Un professeur de dermatologie de Montpellier me disait il y a 10 ans
que la moitié des clients de son service lui étaient envoyés
par ses confrères des autres disciplines. On pense au principe
de Parkinson : « Tout service a pour objectif de donner du travail
à un autre service ». Tous les ans, en France, on est obligé
de fermer des hôpitaux devenus des foyers d’infection particulièrement
virulents. Les thèses d’Ivan Illitch sur la Némésis
médicale sont toujours pertinentes. C’est que la médecine
mercantile polarisée par la poursuite du profit ne peut avoir
pour cible les causes profondes de la maladie, mais seulement ses symptômes,
à condition qu’ils soient solvables.
Ces tendances désastreuses et morbides pourraient être
éliminées et il serait sans aucun doute possible de réduire
considérablement les dépenses de soins tout en améliorant
la santé de la population (2).
Mais cela supposerait que l’on échappe à l’attraction
et à la logique de l’économie de marché. C’est
une éventualité que l’inertie mentale et les modestes
capacités de réflexion des ilotes modernes ne permettent
pas de prévoir pour demain. Cependant les choses bougent. Comme
le disait Nietzche, « les idées qui bouleversent le monde
avancent sur des pattes de colombe ».
Il peut même arriver qu’elles fassent irruption dans la tête
des gens comme les deux balles qui ont mis fin à la vie de René
Lucet.
(1) Une illustration à peine caricaturale de cette fatalité
nous a été fournie il y a 2 ans par la presse argentine.
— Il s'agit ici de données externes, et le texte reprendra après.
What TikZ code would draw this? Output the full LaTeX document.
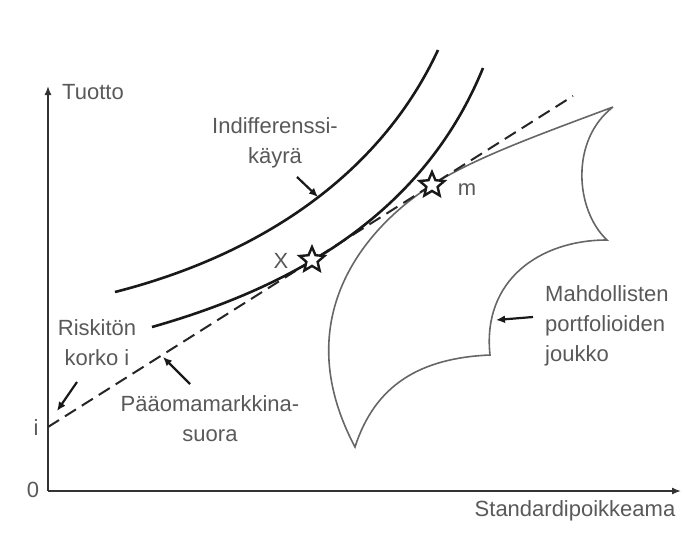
\documentclass[tikz,border=0pt]{standalone}
\usepackage{fontspec}
\setmainfont{Liberation Sans}
\usetikzlibrary{arrows.meta, positioning, shapes.geometric}

\begin{document}
\begin{tikzpicture}[
        x=1pt, y=-1pt,
        every node/.style={text=black!65, font=\fontsize{22}{30}\selectfont, inner sep=0pt},
        axis/.style={draw=black!80, line width=1.4pt, -{Latex[length=9pt, width=7pt]}},
        curve/.style={draw=black!90, line width=2.6pt},
        cml/.style={draw=black!85, line width=2pt, dash pattern=on 13pt off 7pt},
        setedge/.style={draw=black!60, line width=1.6pt},
        pointer/.style={draw=black!90, line width=2.2pt, -{Latex[length=9pt, width=8pt]}},
        portstar/.style={star, star points=5, star point ratio=2.2, minimum size=26pt, draw=black!90, line width=2.4pt, fill=white}
    ]
    \useasboundingbox (0,0) rectangle (683,544);

    % Axes
    \coordinate (origin) at (48,491);
    \coordinate (ytop) at (48,86);
    \coordinate (xend) at (681,491);
    \draw[axis] (origin) -- (ytop);
    \draw[axis] (origin) -- (xend);

    % Axis texts
    \node (tuotto) [anchor=base west] at (62,99) {Tuotto};
    \node (std) at (575,511) {Standardipoikkeama};
    \node (zero) at (33,490) {0};
    \node (ilabel) at (36,428) {i};

    % Set of possible portfolios
    \draw[setedge] (613,107) .. controls (530,138) and (475,158) .. (432,185)
        .. controls (370,224) and (285,315) .. (355,447)
        .. controls (375,385) and (420,358) .. (490,355)
        .. controls (482,280) and (540,240) .. (607,240)
        .. controls (575,210) and (570,140) .. (613,107);

    % Capital market line
    \coordinate (ilevel) at (48,427);
    \coordinate (cmlend) at (573,96);
    \draw[cml] (ilevel) -- (cmlend);

    % Indifference curves
    \draw[curve] (115,292) .. controls (260,255) and (380,175) .. (438,50);
    \draw[curve] (152,327) .. controls (300,285) and (425,210) .. (483,68);

    % Portfolios
    \node[portstar] (X) at (312,260) {};
    \node[portstar] (m) at (432,185) {};
    \node (xlabel) at (281,261) {X};
    \node (mlabel) at (467,190) {m};

    % Labels
    \node (indiff) [align=center] at (275,143) {Indifferenssi-\\käyrä};
    \node (riskiton) [align=center] at (97,343) {Riskitön\\korko i};
    \node (cmlabel) [align=center] at (210,419) {Pääomamarkkina-\\suora};
    \node (setlabel) [align=left, anchor=west] at (545,326) {Mahdollisten\\portfolioiden\\joukko};

    % Pointers
    \coordinate (indtail) at (297,177);
    \coordinate (indtip) at (318,197);
    \coordinate (risktail) at (77,382);
    \coordinate (risktip) at (57,411);
    \coordinate (cmltail) at (190,384);
    \coordinate (cmltip) at (163,357);
    \coordinate (settail) at (533,317);
    \coordinate (settip) at (496,320);
    \draw[pointer] (indtail) -- (indtip);
    \draw[pointer] (risktail) -- (risktip);
    \draw[pointer] (cmltail) -- (cmltip);
    \draw[pointer] (settail) -- (settip);
\end{tikzpicture}
\end{document}
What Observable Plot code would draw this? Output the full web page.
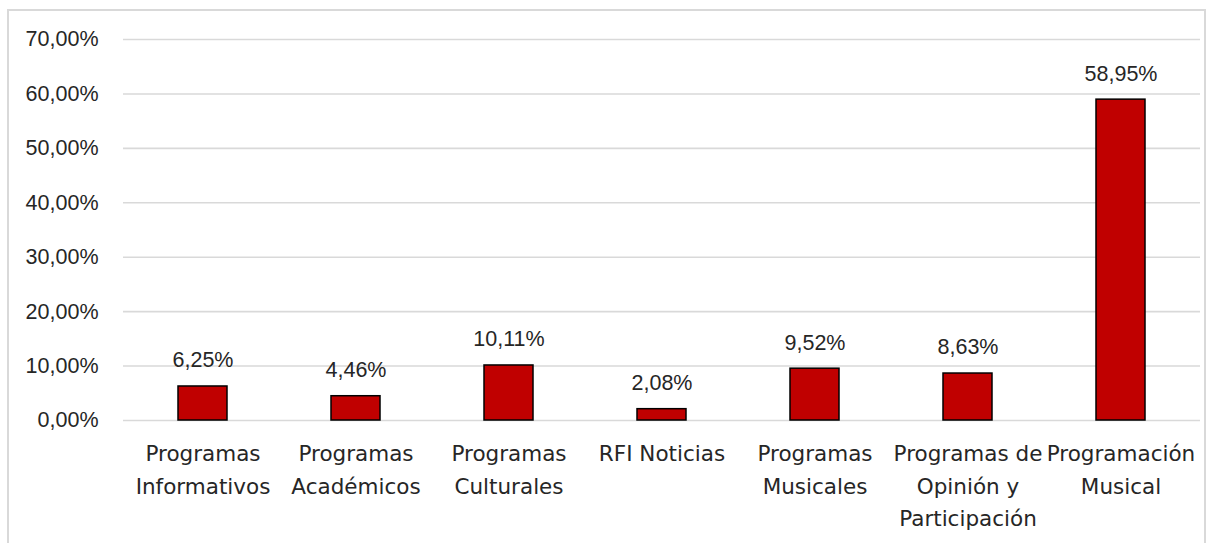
<!DOCTYPE html>
<html>
<head>
<meta charset="utf-8">
<script src="https://cdn.jsdelivr.net/npm/d3@7"></script>
<script src="https://cdn.jsdelivr.net/npm/@observablehq/plot@0.6"></script>
<style>
  html, body { margin: 0; padding: 0; background: #fff; }
  #wrap { position: relative; width: 1215px; height: 543px; overflow: hidden; }
  #frame { position: absolute; left: 7px; top: 9px; width: 1199px; height: 560px; border: 2px solid #d9d9d9; box-sizing: border-box; pointer-events: none; }
  #chart { position: absolute; left: 0; top: 0; }
</style>
</head>
<body>
<div id="wrap"><div id="frame"></div><div id="chart"></div></div>
<script>
const categories = [
  "Programas\nInformativos",
  "Programas\nAcadémicos",
  "Programas\nCulturales",
  "RFI Noticias",
  "Programas\nMusicales",
  "Programas de\nOpinión y\nParticipación",
  "Programación\nMusical"
];
const values = [6.25, 4.46, 10.11, 2.08, 9.52, 8.63, 58.95];
const yTicks = [0, 10, 20, 30, 40, 50, 60, 70];

const data = categories.map((c, i) => ({category: c, value: values[i]}));
const fmt = v => v.toFixed(2).replace(".", ",") + "%";

const chart = Plot.plot({
  width: 1215,
  height: 543,
  marginLeft: 123,
  marginRight: 15,
  marginTop: 39,
  marginBottom: 123,
  style: {background: "transparent", fontFamily: "'Liberation Sans', Arial, sans-serif"},
  x: {domain: categories, paddingInner: 0.68, paddingOuter: 0.34, axis: null},
  y: {domain: [0, 70], axis: null},
  marks: [
    Plot.gridY(yTicks, {stroke: "#d9d9d9", strokeOpacity: 1, strokeWidth: 1.6}),
    Plot.axisY(yTicks, {tickSize: 0, tickPadding: 25, tickFormat: fmt, fontSize: 21.5, fill: "#262626", label: null}),
    Plot.barY(data, {x: "category", y: "value", fill: "#c00000", stroke: "#000", strokeWidth: 1.5}),
    Plot.text(data, {x: "category", y: "value", text: d => fmt(d.value), dy: -26, fontSize: 21.5, fill: "#262626"}),
    Plot.axisX(categories, {tickSize: 0, tickPadding: 18, fontSize: 21.5, lineHeight: 1.5, fill: "#262626", fontFamily: "'DejaVu Sans', sans-serif", label: null})
  ]
});
document.getElementById("chart").appendChild(chart);
</script>
</body>
</html>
Les pharmaciens de Buenos-Aires avaient sur les bras un énorme
stock d’une lotion contre les poux qu’ils n’arrivaient pas à
écouler. Ils ont eu l’idée de faire répandre dans
les écoles une nuée de poux sur le crâne des jeunes
écoliers. Trois semaines après, les flacons de lotion
se vendaient comme des petits pains. Ce qu’il faut bien voir c’est qu’un
état de santé satisfaisant constitue objectivement une
catastrophe pour la profession médicale et pharmaceutique. La
démarche du Dr Knock est parfaitement rationnelle dans le cadre
existant. « La santé est un état qui ne présage
rien de bon ».
(2) Il y a quelques années, j’avais soumis une proposition à
l’inspection des Finances et à la Direction des Hôpitaux
légitimement alarmées par la progression des dépenses
de santé qui dévorent une part croissante du produit national
et grèvent lourdement notre économie. Je leur avais dit
à peu près ceci : « Il y a en France une association
« Vivre en Harmonie », fondée par Raymond Dextreit,
qui préconise le végétarisme, un mode de vie près
de la nature et le traitement des maladies par les plantes, à
l’exclusion de tout recours à la médecine allopathique.
Cette association doit regrouper une vingtaine de milliers de familles.
Il vous est très facile (sous réserve d’un accord avec
l’association) de faire procéder par les services comptables
de la Sécurité Sociale, à l’évaluation des
dépenses de santé afférentes à ces familles
et de les comparer avec celles des usagers de la médecine officielle.
D’après mes estimations personnelles, basées sur un échantillonnage
réduit et donc sujettes à vérification, le rapport
des coûts serait de l’ordre de 1 à 5 en faveur des méthodes
harmonistes ». Il est à peine besoin de préciser
que cette proposition n’a pas eu de suite.